Identify the lines bearing the string "that" and gather them.

^^^^^^^^

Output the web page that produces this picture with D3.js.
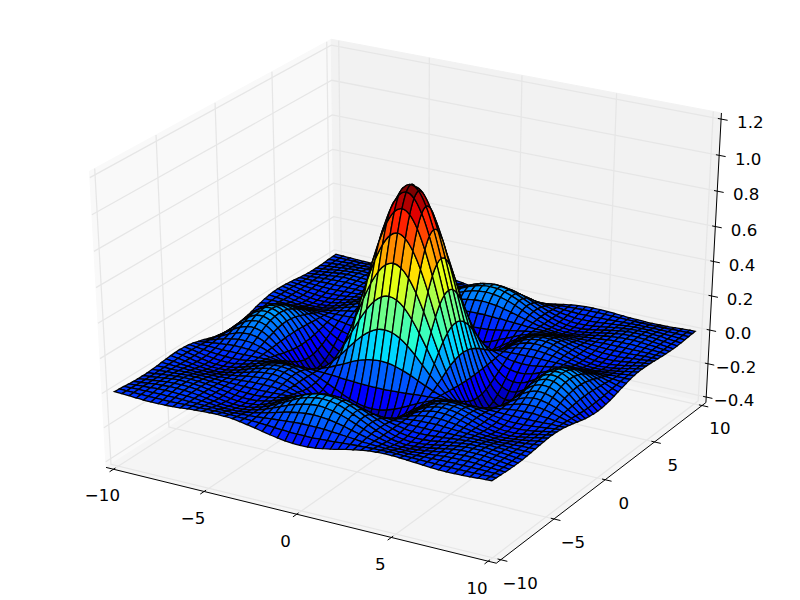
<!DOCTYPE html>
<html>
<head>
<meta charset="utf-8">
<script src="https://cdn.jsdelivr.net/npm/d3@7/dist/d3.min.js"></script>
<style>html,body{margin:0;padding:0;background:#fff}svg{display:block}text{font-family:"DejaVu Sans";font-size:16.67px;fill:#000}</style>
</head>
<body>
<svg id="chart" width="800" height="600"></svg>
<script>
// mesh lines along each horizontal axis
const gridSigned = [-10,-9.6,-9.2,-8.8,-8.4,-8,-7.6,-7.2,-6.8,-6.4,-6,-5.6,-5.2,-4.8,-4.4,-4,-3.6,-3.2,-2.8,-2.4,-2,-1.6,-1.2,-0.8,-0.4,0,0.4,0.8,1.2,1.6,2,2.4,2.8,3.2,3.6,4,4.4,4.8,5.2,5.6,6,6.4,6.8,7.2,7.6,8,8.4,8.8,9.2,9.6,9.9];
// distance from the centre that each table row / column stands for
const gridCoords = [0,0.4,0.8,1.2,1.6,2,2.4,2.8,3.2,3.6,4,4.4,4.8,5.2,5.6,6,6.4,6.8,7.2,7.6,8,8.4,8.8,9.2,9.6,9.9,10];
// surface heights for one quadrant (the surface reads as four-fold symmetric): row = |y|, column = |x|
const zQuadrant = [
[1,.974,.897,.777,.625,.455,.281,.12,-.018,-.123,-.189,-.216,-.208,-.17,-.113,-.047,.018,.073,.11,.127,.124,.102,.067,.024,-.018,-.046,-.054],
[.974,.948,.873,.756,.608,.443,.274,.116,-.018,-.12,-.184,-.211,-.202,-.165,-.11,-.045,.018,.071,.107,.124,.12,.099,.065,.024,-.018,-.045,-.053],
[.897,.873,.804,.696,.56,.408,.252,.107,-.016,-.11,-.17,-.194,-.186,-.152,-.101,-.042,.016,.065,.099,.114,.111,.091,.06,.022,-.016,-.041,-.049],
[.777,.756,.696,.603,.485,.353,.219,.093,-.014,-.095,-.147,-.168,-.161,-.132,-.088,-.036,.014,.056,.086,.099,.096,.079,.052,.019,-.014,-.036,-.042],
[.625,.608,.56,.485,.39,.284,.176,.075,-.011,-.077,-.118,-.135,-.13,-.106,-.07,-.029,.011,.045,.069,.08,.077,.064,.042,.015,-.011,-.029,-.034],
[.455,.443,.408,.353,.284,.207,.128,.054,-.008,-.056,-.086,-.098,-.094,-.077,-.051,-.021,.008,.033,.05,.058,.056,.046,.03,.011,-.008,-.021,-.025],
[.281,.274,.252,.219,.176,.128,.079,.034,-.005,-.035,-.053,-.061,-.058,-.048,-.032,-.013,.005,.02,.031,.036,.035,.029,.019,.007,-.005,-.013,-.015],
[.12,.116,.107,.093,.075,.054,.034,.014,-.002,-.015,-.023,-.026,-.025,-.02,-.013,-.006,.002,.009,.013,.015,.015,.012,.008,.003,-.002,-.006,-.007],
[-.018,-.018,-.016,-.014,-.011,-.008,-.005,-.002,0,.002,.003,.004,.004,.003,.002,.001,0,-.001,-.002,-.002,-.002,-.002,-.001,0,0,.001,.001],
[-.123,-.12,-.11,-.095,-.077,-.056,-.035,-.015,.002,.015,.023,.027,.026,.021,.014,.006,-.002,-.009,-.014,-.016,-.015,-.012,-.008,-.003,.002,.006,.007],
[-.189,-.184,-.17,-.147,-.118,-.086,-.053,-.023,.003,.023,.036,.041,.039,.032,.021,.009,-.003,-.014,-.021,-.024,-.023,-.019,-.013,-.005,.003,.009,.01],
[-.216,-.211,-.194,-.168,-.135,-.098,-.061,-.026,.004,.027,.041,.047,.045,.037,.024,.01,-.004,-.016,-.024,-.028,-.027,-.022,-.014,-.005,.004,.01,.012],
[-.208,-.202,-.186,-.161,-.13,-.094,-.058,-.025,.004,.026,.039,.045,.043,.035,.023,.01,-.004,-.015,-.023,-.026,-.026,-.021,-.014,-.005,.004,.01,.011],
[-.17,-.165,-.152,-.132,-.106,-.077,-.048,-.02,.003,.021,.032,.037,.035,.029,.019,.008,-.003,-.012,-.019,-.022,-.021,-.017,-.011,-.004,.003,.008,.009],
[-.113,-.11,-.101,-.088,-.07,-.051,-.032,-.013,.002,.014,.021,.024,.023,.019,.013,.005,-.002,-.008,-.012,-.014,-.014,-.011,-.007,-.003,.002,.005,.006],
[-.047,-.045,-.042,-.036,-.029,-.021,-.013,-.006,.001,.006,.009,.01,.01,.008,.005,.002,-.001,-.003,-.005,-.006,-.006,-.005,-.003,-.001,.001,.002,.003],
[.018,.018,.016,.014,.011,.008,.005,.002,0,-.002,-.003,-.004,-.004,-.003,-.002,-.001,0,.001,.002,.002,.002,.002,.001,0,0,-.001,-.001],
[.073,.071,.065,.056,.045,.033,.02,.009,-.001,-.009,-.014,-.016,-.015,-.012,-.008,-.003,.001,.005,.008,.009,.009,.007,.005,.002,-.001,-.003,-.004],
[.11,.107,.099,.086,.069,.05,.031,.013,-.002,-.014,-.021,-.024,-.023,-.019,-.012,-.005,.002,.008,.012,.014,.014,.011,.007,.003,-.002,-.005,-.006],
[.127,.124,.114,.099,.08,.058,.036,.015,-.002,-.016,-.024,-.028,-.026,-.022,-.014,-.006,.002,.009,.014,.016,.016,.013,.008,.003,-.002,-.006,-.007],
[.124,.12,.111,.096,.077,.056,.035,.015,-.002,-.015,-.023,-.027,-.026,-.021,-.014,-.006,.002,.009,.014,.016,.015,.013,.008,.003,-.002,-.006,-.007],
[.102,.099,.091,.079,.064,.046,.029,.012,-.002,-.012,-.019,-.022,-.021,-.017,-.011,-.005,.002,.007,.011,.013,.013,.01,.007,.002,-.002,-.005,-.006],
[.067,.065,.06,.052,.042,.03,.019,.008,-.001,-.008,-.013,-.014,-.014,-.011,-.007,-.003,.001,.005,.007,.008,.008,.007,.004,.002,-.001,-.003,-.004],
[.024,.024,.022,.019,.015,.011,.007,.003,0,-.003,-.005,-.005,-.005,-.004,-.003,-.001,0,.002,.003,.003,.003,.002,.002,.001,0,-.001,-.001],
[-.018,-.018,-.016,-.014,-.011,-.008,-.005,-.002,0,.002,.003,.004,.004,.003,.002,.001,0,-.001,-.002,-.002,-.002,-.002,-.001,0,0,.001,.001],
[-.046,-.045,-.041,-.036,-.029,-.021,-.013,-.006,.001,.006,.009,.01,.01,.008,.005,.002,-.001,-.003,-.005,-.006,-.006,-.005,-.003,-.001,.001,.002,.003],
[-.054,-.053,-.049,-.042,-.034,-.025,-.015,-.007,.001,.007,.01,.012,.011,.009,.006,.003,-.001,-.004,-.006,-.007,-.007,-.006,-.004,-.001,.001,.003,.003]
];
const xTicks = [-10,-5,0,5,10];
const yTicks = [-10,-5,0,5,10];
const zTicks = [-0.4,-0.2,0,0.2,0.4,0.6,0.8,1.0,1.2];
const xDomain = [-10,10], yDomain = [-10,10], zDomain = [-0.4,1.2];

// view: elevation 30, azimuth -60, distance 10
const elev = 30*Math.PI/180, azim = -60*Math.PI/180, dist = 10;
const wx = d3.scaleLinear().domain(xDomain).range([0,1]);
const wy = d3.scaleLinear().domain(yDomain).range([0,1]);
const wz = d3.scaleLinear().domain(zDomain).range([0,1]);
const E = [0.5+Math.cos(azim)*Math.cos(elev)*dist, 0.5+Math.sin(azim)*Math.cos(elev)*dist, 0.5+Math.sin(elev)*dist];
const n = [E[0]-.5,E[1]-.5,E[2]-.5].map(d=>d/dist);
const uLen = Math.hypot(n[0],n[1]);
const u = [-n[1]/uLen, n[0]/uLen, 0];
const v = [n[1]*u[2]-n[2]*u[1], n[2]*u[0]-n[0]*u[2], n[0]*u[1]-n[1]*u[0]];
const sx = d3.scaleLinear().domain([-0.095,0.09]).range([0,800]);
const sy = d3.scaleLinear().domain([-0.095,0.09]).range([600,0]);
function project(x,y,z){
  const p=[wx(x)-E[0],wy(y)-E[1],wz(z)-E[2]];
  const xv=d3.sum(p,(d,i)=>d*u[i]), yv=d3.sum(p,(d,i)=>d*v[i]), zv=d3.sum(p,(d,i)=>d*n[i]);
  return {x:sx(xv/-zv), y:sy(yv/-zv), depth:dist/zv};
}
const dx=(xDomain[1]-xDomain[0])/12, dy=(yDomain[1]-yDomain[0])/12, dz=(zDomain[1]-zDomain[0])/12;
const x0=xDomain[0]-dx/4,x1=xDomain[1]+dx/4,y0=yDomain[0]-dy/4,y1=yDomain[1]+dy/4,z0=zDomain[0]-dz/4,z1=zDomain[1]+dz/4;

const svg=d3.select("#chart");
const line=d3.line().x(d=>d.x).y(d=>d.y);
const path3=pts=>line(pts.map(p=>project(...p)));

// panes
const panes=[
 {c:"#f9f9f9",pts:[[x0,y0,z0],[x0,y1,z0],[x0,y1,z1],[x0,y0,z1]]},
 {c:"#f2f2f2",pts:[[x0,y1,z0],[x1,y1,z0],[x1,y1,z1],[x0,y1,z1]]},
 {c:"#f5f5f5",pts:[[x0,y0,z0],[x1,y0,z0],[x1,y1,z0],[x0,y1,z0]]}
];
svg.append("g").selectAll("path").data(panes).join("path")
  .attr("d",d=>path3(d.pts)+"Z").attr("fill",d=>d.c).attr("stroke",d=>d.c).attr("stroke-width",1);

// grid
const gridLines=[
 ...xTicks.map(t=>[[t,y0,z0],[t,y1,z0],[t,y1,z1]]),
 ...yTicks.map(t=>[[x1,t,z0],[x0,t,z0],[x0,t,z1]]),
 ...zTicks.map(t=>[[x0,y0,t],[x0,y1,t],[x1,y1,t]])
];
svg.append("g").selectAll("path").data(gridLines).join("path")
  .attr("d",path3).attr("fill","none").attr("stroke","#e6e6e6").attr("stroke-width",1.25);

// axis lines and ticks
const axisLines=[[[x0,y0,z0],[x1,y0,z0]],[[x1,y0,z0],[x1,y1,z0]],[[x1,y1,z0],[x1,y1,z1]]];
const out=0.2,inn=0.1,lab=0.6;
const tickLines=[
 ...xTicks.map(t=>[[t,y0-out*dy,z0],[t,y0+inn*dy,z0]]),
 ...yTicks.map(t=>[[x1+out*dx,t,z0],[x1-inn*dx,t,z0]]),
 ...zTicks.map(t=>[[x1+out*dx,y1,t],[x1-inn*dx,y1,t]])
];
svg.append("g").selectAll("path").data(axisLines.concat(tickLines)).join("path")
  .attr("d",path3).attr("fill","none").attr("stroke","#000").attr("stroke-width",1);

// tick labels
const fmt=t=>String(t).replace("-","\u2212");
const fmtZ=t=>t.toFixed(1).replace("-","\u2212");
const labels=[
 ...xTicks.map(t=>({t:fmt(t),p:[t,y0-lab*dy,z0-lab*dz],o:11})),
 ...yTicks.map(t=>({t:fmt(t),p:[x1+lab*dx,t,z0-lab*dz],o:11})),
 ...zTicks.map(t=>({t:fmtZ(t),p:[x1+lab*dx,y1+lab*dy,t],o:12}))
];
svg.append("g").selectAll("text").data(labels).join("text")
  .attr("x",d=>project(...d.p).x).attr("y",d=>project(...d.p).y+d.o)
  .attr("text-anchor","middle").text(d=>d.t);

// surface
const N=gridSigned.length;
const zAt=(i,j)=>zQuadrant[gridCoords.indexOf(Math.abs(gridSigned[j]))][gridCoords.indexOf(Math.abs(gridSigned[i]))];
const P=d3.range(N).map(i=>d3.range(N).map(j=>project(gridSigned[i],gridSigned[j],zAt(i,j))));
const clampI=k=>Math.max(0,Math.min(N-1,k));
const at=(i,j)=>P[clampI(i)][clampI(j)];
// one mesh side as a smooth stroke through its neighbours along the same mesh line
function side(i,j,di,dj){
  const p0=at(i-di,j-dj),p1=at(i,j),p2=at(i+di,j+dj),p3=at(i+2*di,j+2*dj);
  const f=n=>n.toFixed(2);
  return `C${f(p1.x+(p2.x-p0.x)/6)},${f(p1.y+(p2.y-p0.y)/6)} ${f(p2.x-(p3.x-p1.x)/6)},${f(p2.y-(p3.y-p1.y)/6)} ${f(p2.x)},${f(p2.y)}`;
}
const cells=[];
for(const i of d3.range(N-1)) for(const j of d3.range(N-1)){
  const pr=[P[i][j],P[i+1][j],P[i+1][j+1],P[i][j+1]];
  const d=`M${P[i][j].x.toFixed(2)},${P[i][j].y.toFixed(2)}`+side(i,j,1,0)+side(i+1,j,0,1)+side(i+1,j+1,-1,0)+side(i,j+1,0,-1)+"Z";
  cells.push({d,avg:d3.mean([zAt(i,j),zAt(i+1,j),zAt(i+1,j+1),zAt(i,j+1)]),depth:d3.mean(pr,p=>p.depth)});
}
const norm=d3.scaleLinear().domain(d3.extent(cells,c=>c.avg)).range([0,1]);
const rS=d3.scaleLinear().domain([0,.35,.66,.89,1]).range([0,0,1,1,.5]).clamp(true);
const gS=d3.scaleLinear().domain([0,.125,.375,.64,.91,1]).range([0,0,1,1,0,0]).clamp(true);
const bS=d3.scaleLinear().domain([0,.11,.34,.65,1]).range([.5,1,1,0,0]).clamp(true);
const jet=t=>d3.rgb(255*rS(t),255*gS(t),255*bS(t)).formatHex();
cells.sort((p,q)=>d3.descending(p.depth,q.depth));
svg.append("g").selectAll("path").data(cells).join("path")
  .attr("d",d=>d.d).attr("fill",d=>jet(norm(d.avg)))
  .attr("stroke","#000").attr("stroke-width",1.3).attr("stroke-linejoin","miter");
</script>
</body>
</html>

^^^^^^^^

## Correct response
Output the web page that produces this picture with D3.js.
// distance from the centre that each table row / column stands for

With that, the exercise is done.